Thoughts on Sci-Fi starship combat

So I was thinking about how to do capital ship combat in my books, and was comparing my ideas to the common standards out there (Star Trek, Star Wars, etc), and realized that a lot of realism has been sacrificed in the name of cinema.  Star Wars is the worst offender, with a couple of Trek films actually being fairly close to what I would call accurate, such as The Undiscovered Country and Nemesis.

Why would a captain take his trillion dollar ship and park it next to the enemy, then blast the snot out of each other until one of them explodes?  A quote, I believe from Admiral Horatio Nelson, says that “no captain can do very wrong if he places his ship alongside that of an enemy.”  That was fine when ships were powered by wind and sail, but if we’re talking combat in space, we need to think about how our technology would be used.

Combat would, in my opinion, happen much like modern day.  Ships would have some close-in defenses (the US Navy’s CIWS for shooting down missiles), direct-fire lasers (the 5 or 3 inch guns) and long range torpedoes (cruise missiles or even Harpoon/Exocet).  The idea would be to not let your ship be hit by the enemy.  We must assume that any weapon would be packed with explosives, and therefore standing off to the longest safe range would be the most practical solution.  In addition, fighters and attack craft would be used to weaken or destroy enemy ships at range.

There is a concept for surface combat from the battleship age called the Immune Zone.  Very simply put, it’s a range of distance in which the ship’s armor (or in the case of my novels, shields and armor) can stop a particular gun’s shells.  In old-time surface combat, ships were usually designed with an immune zone constructed to resist the same type of shells that were being fired.  The lower range is that at which the vertical face armor could defeat a direct hit, and the upper number is the maximum range at which the ship’s horizontal armor could protect against plunging fire.  Within this range is a ship’s best chance for survival- it’s defenses are most effective, and it’s own shells are at optimum range as well.  Not exactly Immune, but you get the idea.  In my novels, minimum range is determined by shielding, and maximum is determined by point defense systems that would shoot down incoming torpedoes.  Within that range, the ship’s weapons are most effective while defenses are given their best chance of protecting the vessel.

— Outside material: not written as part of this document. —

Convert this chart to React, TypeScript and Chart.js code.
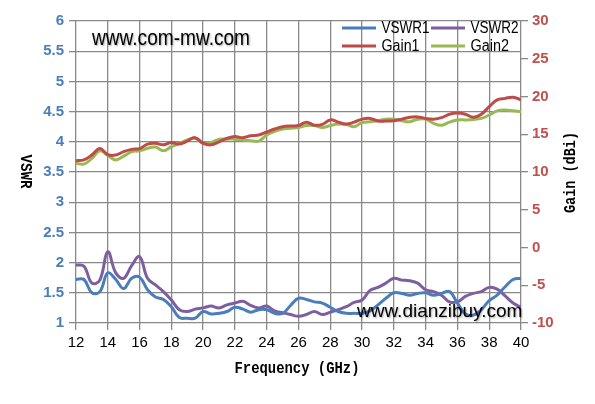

Laser fire, in my mind, breaks down into two types- sustained beam and the Star Wars style jacketed energy blast.  Either way, there has to be a maximum effective range, determined by the ability of the beam or energy packet to hold together and be close enough to the enemy that he can’t simply just change course and have the incoming fire miss. Of course, there is room for some sort of high-tech long range laser that manages to hold itself together, in which case it might be better than the torpedo.  The laser couldn’t be spoofed, and if you could see your target and account for it’s possible movement, your beam could hit it.

Torpedoes, in my mind, are the premier space weapon.  They would be fire-and-forget, follow their target, and pack a serious punch.  They could be stealthy, and be launched, steered to a new vector, then activated, much like the modern sub launched torpedo.  Unlike Star Trek, where every torpedo that’s fired seems to hit, I would imagine a CIWS analogue that would track and shoot down incoming torpedoes.

I realize that most of these cinema oddities are done in the name of entertainment; crowds wouldn’t be very excited if a space battle consisted of watching a ship launch torpedoes into the distance, then try to shoot down the incoming enemy torpedoes.  Not nearly as much drama as a Star Destroyer and a Mon Cal ship blasting it out toe to toe.  Still, which battle would you rather be a part of, one where you stood a chance of your ship coming through with minimal damage, or one in which you were guaranteed a close range slugfest?